------ Dataset

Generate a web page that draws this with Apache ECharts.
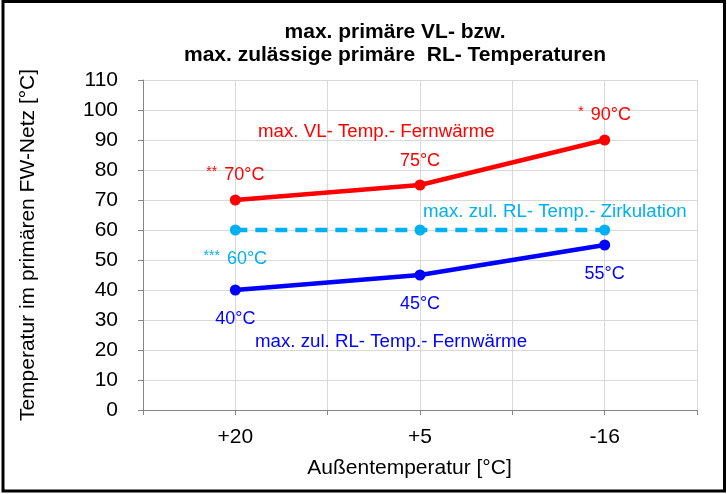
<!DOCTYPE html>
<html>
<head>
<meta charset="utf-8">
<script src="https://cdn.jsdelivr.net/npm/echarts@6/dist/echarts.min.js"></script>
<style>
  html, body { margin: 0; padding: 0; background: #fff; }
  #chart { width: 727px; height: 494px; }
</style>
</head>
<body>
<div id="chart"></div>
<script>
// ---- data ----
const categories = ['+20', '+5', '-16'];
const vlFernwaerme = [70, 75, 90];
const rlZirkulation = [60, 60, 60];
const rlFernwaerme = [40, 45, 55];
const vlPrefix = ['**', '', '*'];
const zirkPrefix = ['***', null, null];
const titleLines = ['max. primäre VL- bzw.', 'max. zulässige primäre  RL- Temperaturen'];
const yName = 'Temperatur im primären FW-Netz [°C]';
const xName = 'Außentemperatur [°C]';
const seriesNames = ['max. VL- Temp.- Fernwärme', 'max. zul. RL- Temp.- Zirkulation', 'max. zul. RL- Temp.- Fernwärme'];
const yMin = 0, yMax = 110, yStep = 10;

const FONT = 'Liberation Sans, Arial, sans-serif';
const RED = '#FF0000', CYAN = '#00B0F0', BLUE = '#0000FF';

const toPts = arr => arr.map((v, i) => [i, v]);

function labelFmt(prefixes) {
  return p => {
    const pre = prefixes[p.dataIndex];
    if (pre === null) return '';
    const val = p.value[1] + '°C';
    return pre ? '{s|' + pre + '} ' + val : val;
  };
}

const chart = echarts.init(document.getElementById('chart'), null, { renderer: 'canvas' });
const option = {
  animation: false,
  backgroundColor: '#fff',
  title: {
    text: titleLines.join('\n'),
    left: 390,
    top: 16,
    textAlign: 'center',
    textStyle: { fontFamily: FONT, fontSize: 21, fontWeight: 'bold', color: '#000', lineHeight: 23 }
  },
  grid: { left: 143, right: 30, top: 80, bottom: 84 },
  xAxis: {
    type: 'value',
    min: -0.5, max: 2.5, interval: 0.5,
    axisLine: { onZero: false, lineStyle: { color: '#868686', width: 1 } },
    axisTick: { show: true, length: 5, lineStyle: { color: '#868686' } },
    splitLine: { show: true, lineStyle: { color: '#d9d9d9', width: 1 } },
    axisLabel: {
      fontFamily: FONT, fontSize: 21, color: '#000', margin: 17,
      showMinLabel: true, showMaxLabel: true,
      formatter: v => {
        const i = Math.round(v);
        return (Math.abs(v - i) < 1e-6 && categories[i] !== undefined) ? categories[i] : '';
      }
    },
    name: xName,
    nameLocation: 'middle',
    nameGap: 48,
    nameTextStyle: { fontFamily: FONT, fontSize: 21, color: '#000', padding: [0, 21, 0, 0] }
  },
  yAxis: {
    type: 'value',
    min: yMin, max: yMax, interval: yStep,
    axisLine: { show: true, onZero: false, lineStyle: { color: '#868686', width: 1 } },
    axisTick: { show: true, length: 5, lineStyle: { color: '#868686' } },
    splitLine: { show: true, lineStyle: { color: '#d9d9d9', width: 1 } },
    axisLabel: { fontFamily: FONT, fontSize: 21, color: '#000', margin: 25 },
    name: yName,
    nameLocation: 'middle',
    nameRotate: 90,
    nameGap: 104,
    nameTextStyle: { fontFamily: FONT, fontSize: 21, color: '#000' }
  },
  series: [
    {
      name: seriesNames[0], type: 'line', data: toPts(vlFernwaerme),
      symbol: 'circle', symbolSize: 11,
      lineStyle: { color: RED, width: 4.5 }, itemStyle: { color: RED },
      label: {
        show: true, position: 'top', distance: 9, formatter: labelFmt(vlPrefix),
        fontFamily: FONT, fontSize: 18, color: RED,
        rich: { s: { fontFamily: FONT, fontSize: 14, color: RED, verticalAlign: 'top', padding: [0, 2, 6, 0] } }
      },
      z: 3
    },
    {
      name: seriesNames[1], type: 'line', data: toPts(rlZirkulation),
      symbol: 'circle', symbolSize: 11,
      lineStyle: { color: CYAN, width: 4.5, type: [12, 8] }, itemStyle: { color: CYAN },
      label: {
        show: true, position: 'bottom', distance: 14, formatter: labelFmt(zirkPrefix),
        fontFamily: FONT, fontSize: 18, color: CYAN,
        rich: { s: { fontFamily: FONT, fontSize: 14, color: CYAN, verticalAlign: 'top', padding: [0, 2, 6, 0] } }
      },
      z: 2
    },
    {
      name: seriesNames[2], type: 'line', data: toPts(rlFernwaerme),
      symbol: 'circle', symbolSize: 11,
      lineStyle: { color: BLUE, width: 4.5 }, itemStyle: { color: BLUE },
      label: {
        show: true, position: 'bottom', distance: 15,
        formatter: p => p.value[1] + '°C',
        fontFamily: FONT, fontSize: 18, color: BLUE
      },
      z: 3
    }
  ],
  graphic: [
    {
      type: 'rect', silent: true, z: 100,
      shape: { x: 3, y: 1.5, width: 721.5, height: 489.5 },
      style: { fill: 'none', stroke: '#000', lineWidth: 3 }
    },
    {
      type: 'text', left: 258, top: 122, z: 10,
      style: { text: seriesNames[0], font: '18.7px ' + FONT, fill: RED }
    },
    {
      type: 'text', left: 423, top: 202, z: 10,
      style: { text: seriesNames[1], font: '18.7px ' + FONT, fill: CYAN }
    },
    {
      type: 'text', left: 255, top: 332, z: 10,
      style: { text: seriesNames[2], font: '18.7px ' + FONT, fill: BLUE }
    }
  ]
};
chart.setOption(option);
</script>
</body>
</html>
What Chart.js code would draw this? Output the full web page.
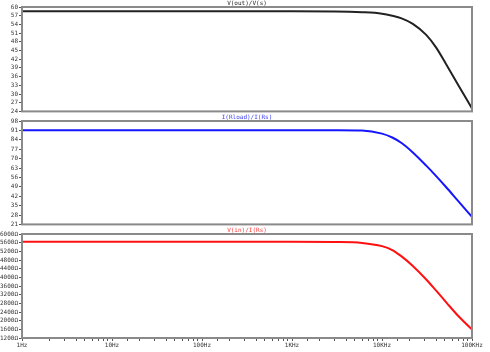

------------

Exercise requirements: Reproduce the material in full, word for word, and omit the pictures.

Answer to this problem:
Generate a web page that draws this with Apache ECharts.
<!DOCTYPE html>
<html>
<head>
<meta charset="utf-8">
<script src="https://cdn.jsdelivr.net/npm/echarts@6/dist/echarts.min.js"></script>
<style>
  html, body { margin: 0; padding: 0; background: #fff; }
  #chart { width: 727px; height: 494px; }
</style>
</head>
<body>
<div id="chart"></div>
<script>
// ---- data ----
const categories = ['+20', '+5', '-16'];
const vlFernwaerme = [70, 75, 90];
const rlZirkulation = [60, 60, 60];
const rlFernwaerme = [40, 45, 55];
const vlPrefix = ['**', '', '*'];
const zirkPrefix = ['***', null, null];
const titleLines = ['max. primäre VL- bzw.', 'max. zulässige primäre  RL- Temperaturen'];
const yName = 'Temperatur im primären FW-Netz [°C]';
const xName = 'Außentemperatur [°C]';
const seriesNames = ['max. VL- Temp.- Fernwärme', 'max. zul. RL- Temp.- Zirkulation', 'max. zul. RL- Temp.- Fernwärme'];
const yMin = 0, yMax = 110, yStep = 10;

const FONT = 'Liberation Sans, Arial, sans-serif';
const RED = '#FF0000', CYAN = '#00B0F0', BLUE = '#0000FF';

const toPts = arr => arr.map((v, i) => [i, v]);

function labelFmt(prefixes) {
  return p => {
    const pre = prefixes[p.dataIndex];
    if (pre === null) return '';
    const val = p.value[1] + '°C';
    return pre ? '{s|' + pre + '} ' + val : val;
  };
}

const chart = echarts.init(document.getElementById('chart'), null, { renderer: 'canvas' });
const option = {
  animation: false,
  backgroundColor: '#fff',
  title: {
    text: titleLines.join('\n'),
    left: 390,
    top: 16,
    textAlign: 'center',
    textStyle: { fontFamily: FONT, fontSize: 21, fontWeight: 'bold', color: '#000', lineHeight: 23 }
  },
  grid: { left: 143, right: 30, top: 80, bottom: 84 },
  xAxis: {
    type: 'value',
    min: -0.5, max: 2.5, interval: 0.5,
    axisLine: { onZero: false, lineStyle: { color: '#868686', width: 1 } },
    axisTick: { show: true, length: 5, lineStyle: { color: '#868686' } },
    splitLine: { show: true, lineStyle: { color: '#d9d9d9', width: 1 } },
    axisLabel: {
      fontFamily: FONT, fontSize: 21, color: '#000', margin: 17,
      showMinLabel: true, showMaxLabel: true,
      formatter: v => {
        const i = Math.round(v);
        return (Math.abs(v - i) < 1e-6 && categories[i] !== undefined) ? categories[i] : '';
      }
    },
    name: xName,
    nameLocation: 'middle',
    nameGap: 48,
    nameTextStyle: { fontFamily: FONT, fontSize: 21, color: '#000', padding: [0, 21, 0, 0] }
  },
  yAxis: {
    type: 'value',
    min: yMin, max: yMax, interval: yStep,
    axisLine: { show: true, onZero: false, lineStyle: { color: '#868686', width: 1 } },
    axisTick: { show: true, length: 5, lineStyle: { color: '#868686' } },
    splitLine: { show: true, lineStyle: { color: '#d9d9d9', width: 1 } },
    axisLabel: { fontFamily: FONT, fontSize: 21, color: '#000', margin: 25 },
    name: yName,
    nameLocation: 'middle',
    nameRotate: 90,
    nameGap: 104,
    nameTextStyle: { fontFamily: FONT, fontSize: 21, color: '#000' }
  },
  series: [
    {
      name: seriesNames[0], type: 'line', data: toPts(vlFernwaerme),
      symbol: 'circle', symbolSize: 11,
      lineStyle: { color: RED, width: 4.5 }, itemStyle: { color: RED },
      label: {
        show: true, position: 'top', distance: 9, formatter: labelFmt(vlPrefix),
        fontFamily: FONT, fontSize: 18, color: RED,
        rich: { s: { fontFamily: FONT, fontSize: 14, color: RED, verticalAlign: 'top', padding: [0, 2, 6, 0] } }
      },
      z: 3
    },
    {
      name: seriesNames[1], type: 'line', data: toPts(rlZirkulation),
      symbol: 'circle', symbolSize: 11,
      lineStyle: { color: CYAN, width: 4.5, type: [12, 8] }, itemStyle: { color: CYAN },
      label: {
        show: true, position: 'bottom', distance: 14, formatter: labelFmt(zirkPrefix),
        fontFamily: FONT, fontSize: 18, color: CYAN,
        rich: { s: { fontFamily: FONT, fontSize: 14, color: CYAN, verticalAlign: 'top', padding: [0, 2, 6, 0] } }
      },
      z: 2
    },
    {
      name: seriesNames[2], type: 'line', data: toPts(rlFernwaerme),
      symbol: 'circle', symbolSize: 11,
      lineStyle: { color: BLUE, width: 4.5 }, itemStyle: { color: BLUE },
      label: {
        show: true, position: 'bottom', distance: 15,
        formatter: p => p.value[1] + '°C',
        fontFamily: FONT, fontSize: 18, color: BLUE
      },
      z: 3
    }
  ],
  graphic: [
    {
      type: 'rect', silent: true, z: 100,
      shape: { x: 3, y: 1.5, width: 721.5, height: 489.5 },
      style: { fill: 'none', stroke: '#000', lineWidth: 3 }
    },
    {
      type: 'text', left: 258, top: 122, z: 10,
      style: { text: seriesNames[0], font: '18.7px ' + FONT, fill: RED }
    },
    {
      type: 'text', left: 423, top: 202, z: 10,
      style: { text: seriesNames[1], font: '18.7px ' + FONT, fill: CYAN }
    },
    {
      type: 'text', left: 255, top: 332, z: 10,
      style: { text: seriesNames[2], font: '18.7px ' + FONT, fill: BLUE }
    }
  ]
};
chart.setOption(option);
</script>
</body>
</html>
What Chart.js code would draw this? Output the full web page.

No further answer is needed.